A close vote on the future of Lawrence’s homeless shelter is shaping up at Lawrence City Hall.
A proposal to locate the Lawrence Community Shelter in a warehouse near the Douglas County Jail in eastern Lawrence now must receive at least four of the five votes on the City Commission in order to proceed, after neighbors filed a legal protest petition against the plans.
Already, one commissioner is expressing serious concerns about whether he’ll be able to support the project — which would establish the shelter at 3701 Franklin Park Circle — when commissioners debate it at their Tuesday meeting.
“What I’ve seen, I’ve not been impressed with,” Commissioner Lance Johnson said. “I’m not in the business of running a shelter, so it is hard for me to micromanage it. But I’m not seeing, in what is proposed, anything that gives me confidence that we’re giving people a hand up versus a permanent hand out.”
Little margin for error
That may leave the shelter’s proposal with a razor-thin margin for error.
Commissioner Mike Amyx also is seen by many as a swing vote on the issue. He said Friday afternoon that he still had questions he wanted answered and did not rule out deferring a vote on the proposal.
“If I feel like we need to put this into a special study session to get more information, I will seek to do that,” Amyx said.
Questions largely were focusing on the shelter’s management plan, and in particular, how long a shelter guest can stay at the facility without enrolling in a formal program designed to end their homelessness.
The proposed management plan calls for guests to have a case manager within 72 hours of arriving at the shelter, but they have up to 90 days to begin participating in a shelter program.
“I think that is something that is way too long,” Amyx said.
Shelter director Loring Henderson said most guests are expected to be in a program before the 90-period, but that sometimes it takes that long to evaluate an individual’s situation. Now, Henderson is trying to assure commissioners that the shelter will look and feel much different from the current facility at 10th and Kentucky, which would be closed if the new shelter becomes operational.
“It will be calmer and quieter and a lot more focused,” Henderson said. “It will be a shelter. It won’t be all things to all people.”
Unlike the current facility, the new shelter would not operate as a drop-in center. The new shelter would not allow anyone in the shelter during the day, unless they also are registered as a night-time guest of the shelter.
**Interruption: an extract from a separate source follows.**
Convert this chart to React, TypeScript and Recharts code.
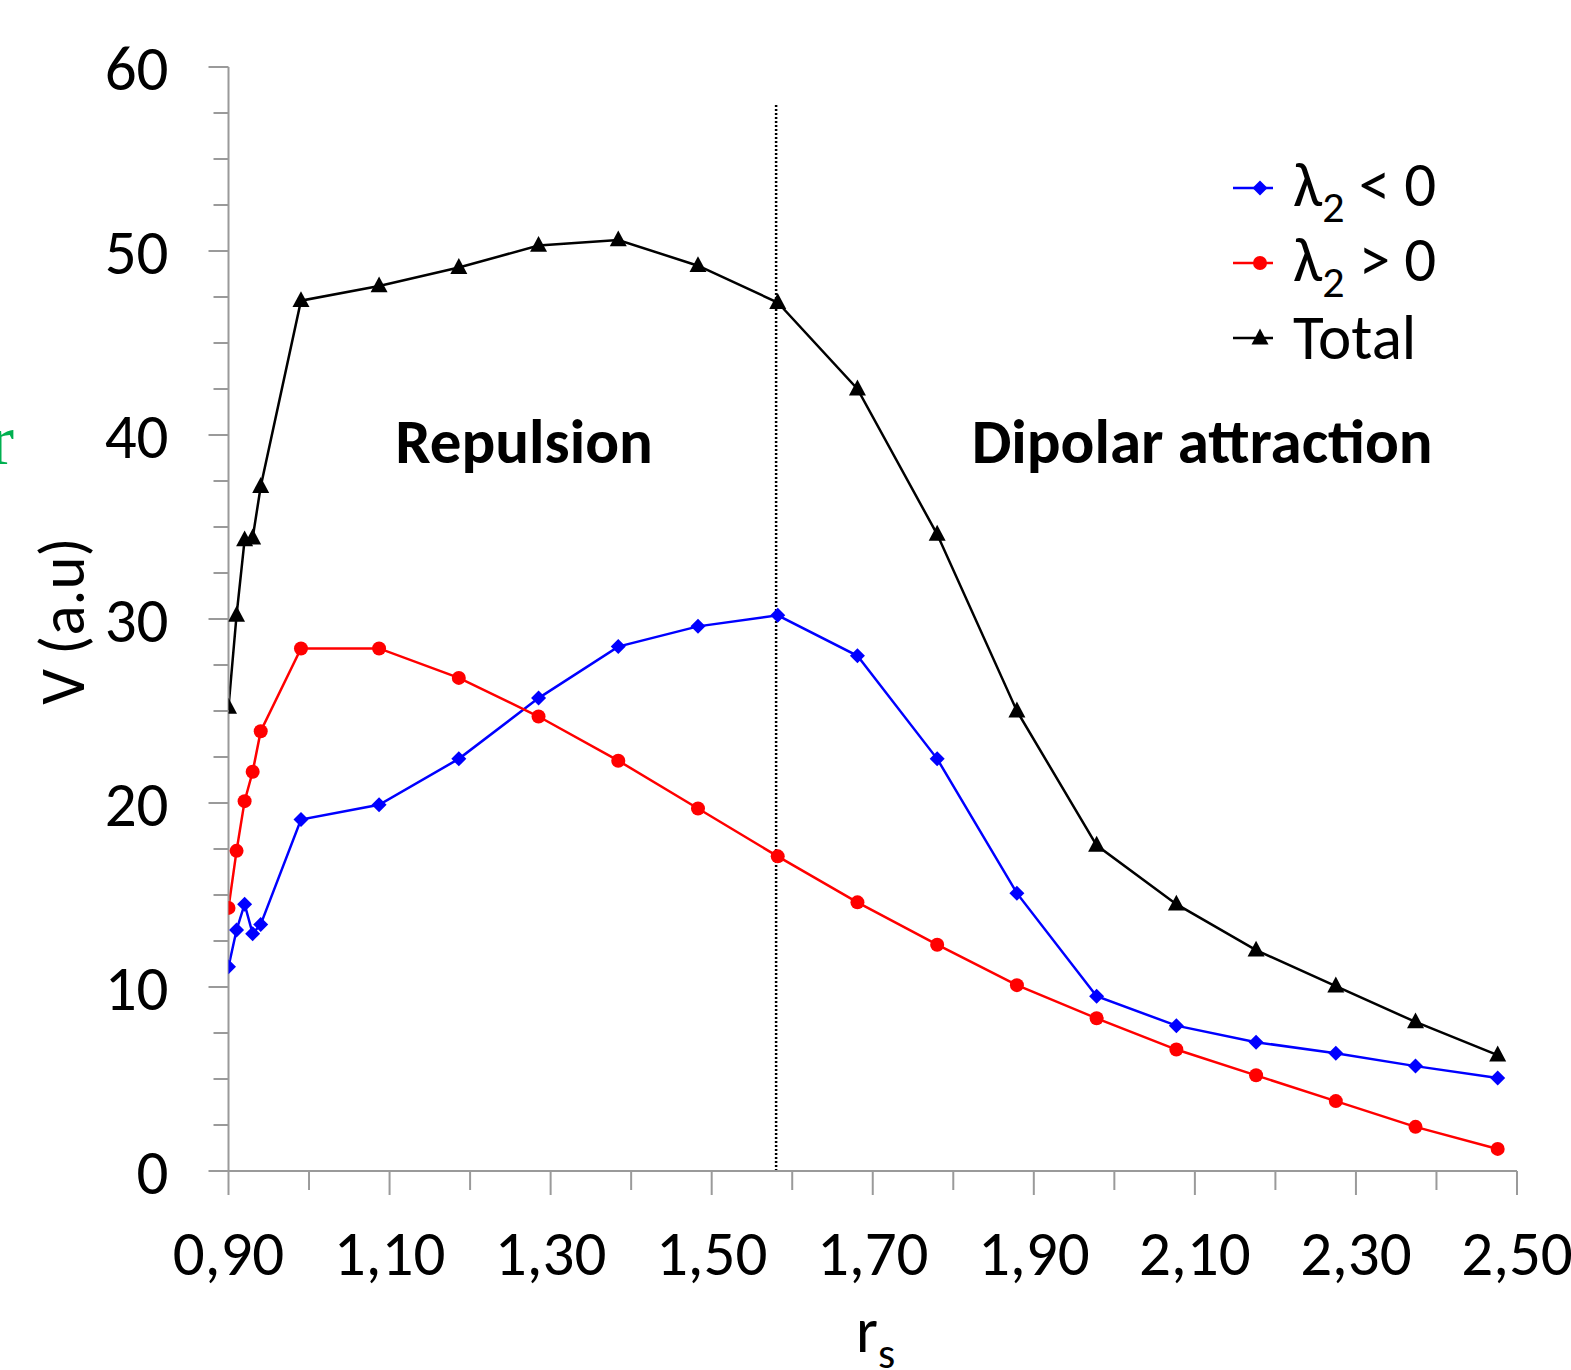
import React from 'react';
import { LineChart, Line, XAxis, YAxis, ReferenceLine, ReferenceDot, Legend } from 'recharts';

const xValues = [0.90, 0.91, 0.92, 0.93, 0.94, 0.99, 1.087, 1.186, 1.285, 1.384, 1.483, 1.582, 1.681, 1.780, 1.879, 1.978, 2.077, 2.176, 2.275, 2.374, 2.476];
const negValues = [11.1, 13.1, 14.5, 12.9, 13.4, 19.1, 19.9, 22.4, 25.7, 28.5, 29.6, 30.2, 28.0, 22.4, 15.1, 9.5, 7.9, 7.0, 6.4, 5.7, 5.05];
const posValues = [14.3, 17.4, 20.1, 21.7, 23.9, 28.4, 28.4, 26.8, 24.7, 22.3, 19.7, 17.1, 14.6, 12.3, 10.1, 8.3, 6.6, 5.2, 3.8, 2.4, 1.2];
const totalValues = [25.2, 30.2, 34.3, 34.4, 37.2, 47.3, 48.1, 49.1, 50.3, 50.6, 49.2, 47.2, 42.5, 34.6, 25.0, 17.7, 14.5, 12.0, 10.05, 8.1, 6.3];

const xTicks = [0.9, 1.0, 1.1, 1.2, 1.3, 1.4, 1.5, 1.6, 1.7, 1.8, 1.9, 2.0, 2.1, 2.2, 2.3, 2.4, 2.5];
const yTicks = [0, 2.5, 5, 7.5, 10, 12.5, 15, 17.5, 20, 22.5, 25, 27.5, 30, 32.5, 35, 37.5, 40, 42.5, 45, 47.5, 50, 52.5, 55, 57.5, 60];

const seriesNames = ['λ2 < 0', 'λ2 > 0', 'Total'];
const boundaryX = 1.58;
const boundaryTop = 58;
const regionLabels = [
  { text: 'Repulsion', x: 1.267, y: 39.7 },
  { text: 'Dipolar attraction', x: 2.109, y: 39.7 },
];

const data = xValues.map((x, i) => ({ x, neg: negValues[i], pos: posValues[i], total: totalValues[i] }));

const FONT = 'Calibri, Carlito, Lato, "Open Sans", sans-serif';
const FS = 63;
const AXIS = '#9a9a9a';

const Diamond = (props: any) => {
  const { cx, cy, color } = props;
  if (cx == null || cy == null) return null;
  const s = 7.5;
  return <polygon points={`${cx},${cy - s} ${cx + s},${cy} ${cx},${cy + s} ${cx - s},${cy}`} fill={color} stroke="none" />;
};
const Circle = (props: any) => {
  const { cx, cy, color } = props;
  if (cx == null || cy == null) return null;
  return <circle cx={cx} cy={cy} r={7} fill={color} stroke="none" />;
};
const Triangle = (props: any) => {
  const { cx, cy, color } = props;
  if (cx == null || cy == null) return null;
  const s = 8.5;
  return <polygon points={`${cx},${cy - s - 1} ${cx + s},${cy + s * 0.75} ${cx - s},${cy + s * 0.75}`} fill={color} stroke="none" />;
};

const XTick = (props: any) => {
  const { x, y, payload } = props;
  const v = payload.value;
  const major = Math.round(v * 10) % 2 === 1;
  return (
    <g>
      <line x1={x} x2={x} y1={y} y2={y + (major ? 24 : 19)} stroke={AXIS} strokeWidth={2} />
      {major && (
        <text x={x} y={y + 104} textAnchor="middle" fontFamily={FONT} fontSize={FS} fill="#000">
          {v.toFixed(2).replace('.', ',')}
        </text>
      )}
    </g>
  );
};

const YTick = (props: any) => {
  const { x, y, payload } = props;
  const v = payload.value;
  const major = v % 10 === 0;
  return (
    <g>
      <line x1={x - (major ? 20 : 15)} x2={x} y1={y} y2={y} stroke={AXIS} strokeWidth={2} />
      {major && (
        <text x={x - 60} y={y + 23} textAnchor="end" fontFamily={FONT} fontSize={FS} fill="#000">
          {String(v)}
        </text>
      )}
    </g>
  );
};

const markerFor = (name: string, color: string) => {
  if (name === seriesNames[0]) return <Diamond cx={27} cy={10} color={color} />;
  if (name === seriesNames[1]) return <Circle cx={27} cy={10} color={color} />;
  return <Triangle cx={27} cy={10} color={color} />;
};

const renderLabelText = (name: string) => {
  if (name.startsWith('λ2')) {
    return (
      <span>
        λ<span style={{ fontSize: 44, position: 'relative', top: 16 }}>2</span>
        {name.slice(2)}
      </span>
    );
  }
  return <span>{name}</span>;
};

const LegendContent = (props: any) => {
  const payload = [...(props.payload || [])].sort(
    (a: any, b: any) => seriesNames.indexOf(a.value) - seriesNames.indexOf(b.value)
  );
  return (
    <div style={{ fontFamily: FONT }}>
      {payload.map((entry: any) => (
        <div key={entry.value} style={{ display: 'flex', alignItems: 'center', height: 75 }}>
          <svg width={60} height={20} style={{ flex: 'none' }}>
            <line x1={0} x2={40} y1={10} y2={10} stroke={entry.color} strokeWidth={2.5} />
            {markerFor(entry.value, entry.color)}
          </svg>
          <div style={{ fontSize: FS, lineHeight: '75px', color: '#000', whiteSpace: 'nowrap' }}>{renderLabelText(entry.value)}</div>
        </div>
      ))}
    </div>
  );
};

const YLabel = () => (
  <text x={62} y={621} transform="rotate(-90 62 621)" textAnchor="middle" dominantBaseline="central" fontFamily={FONT} fontSize={FS} fill="#000">
    V (a.u)
  </text>
);

export default function App() {
  return (
    <div style={{ position: 'absolute', left: 0, top: 0, width: 1571, height: 1370, background: '#fff', overflow: 'hidden' }}>
      <LineChart width={1571} height={1370} data={data} margin={{ top: 67, right: 54, bottom: 99, left: 108.5 }}>
        <XAxis
          dataKey="x"
          type="number"
          domain={[0.9, 2.5]}
          ticks={xTicks}
          interval={0}
          tickSize={0}
          tickMargin={0}
          tickLine={false}
          axisLine={{ stroke: AXIS, strokeWidth: 2 }}
          tick={<XTick />}
          height={100}
          allowDataOverflow
        />
        <YAxis
          type="number"
          domain={[0, 60]}
          ticks={yTicks}
          interval={0}
          tickSize={0}
          tickMargin={0}
          tickLine={false}
          axisLine={{ stroke: AXIS, strokeWidth: 2 }}
          tick={<YTick />}
          width={120}
          label={<YLabel />}
        />
        <ReferenceLine
          segment={[{ x: boundaryX, y: 0 }, { x: boundaryX, y: boundaryTop }]}
          stroke="#000"
          strokeWidth={2.5}
          strokeDasharray="2 2"
        />
        {regionLabels.map((r) => (
          <ReferenceDot
            key={r.text}
            x={r.x}
            y={r.y}
            r={0}
            fill="none"
            stroke="none"
            label={{ value: r.text, position: 'center', fontFamily: FONT, fontSize: FS, fontWeight: 700, fill: '#000' }}
          />
        ))}
        <Line dataKey="neg" name={seriesNames[0]} stroke="#0000ff" strokeWidth={2.5} dot={<Diamond color="#0000ff" />} activeDot={false} isAnimationActive={false} />
        <Line dataKey="pos" name={seriesNames[1]} stroke="#ff0000" strokeWidth={2.5} dot={<Circle color="#ff0000" />} activeDot={false} isAnimationActive={false} />
        <Line dataKey="total" name={seriesNames[2]} stroke="#000000" strokeWidth={2.5} dot={<Triangle color="#000000" />} activeDot={false} isAnimationActive={false} />
        <Legend
          layout="vertical"
          align="center"
          verticalAlign="middle"
          content={<LegendContent />}
          wrapperStyle={{ position: 'absolute', left: 1233, top: 150, width: 330 }}
        />
      </LineChart>
      <div style={{ position: 'absolute', left: 856, top: 1296, fontFamily: FONT, fontSize: FS, lineHeight: '70px', color: '#000' }}>
        r<span style={{ fontSize: 44, position: 'relative', top: 16 }}>s</span>
      </div>
      <div style={{ position: 'absolute', left: -10, top: 400, fontFamily: '"Liberation Serif", serif', fontSize: 72, lineHeight: '80px', color: '#00b050' }}>
        r
      </div>
    </div>
  );
}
But that change has sparked speculation in the community that Henderson or members of his organization will try to operate a drop-in center elsewhere. Henderson said Friday that was not the case.
“The answer to that question is no,” Henderson said about having any interest in operating a drop-in center.
The issue is expected to draw a crowd to Tuesday evening’s meeting. Two of the larger groups in Lawrence have taken different positions on the issue. Downtown merchants have been lobbying commissioners to approve the proposal. Several developers have been lobbying commissioners to reject the proposal over concerns that the shelter would have a chilling effect on the future development of raw ground near the new site. At the Lawrence-Douglas County Planning Commission last month, the Lawrence Chamber of Commerce also expressed concerns about the site.
Johnson said he thinks those concerns are justified, based on the past operations of the shelter.
“I think the community is supportive of having a homeless shelter,” Johnson said. “But I think the community expects some accountability, and for it to be run a lot differently than it has been.”
Mayor Rob Chestnut said he thinks the shelter and future development can co-exist, as long as the shelter is well-managed.
“The physical setup of the site is definitely better than the current location at being able to avoid a lot of activity happening off the property,” Chestnut said.
Commissioners will meet at 6:35 p.m. Tuesday at City Hall, Sixth and Massachusetts streets.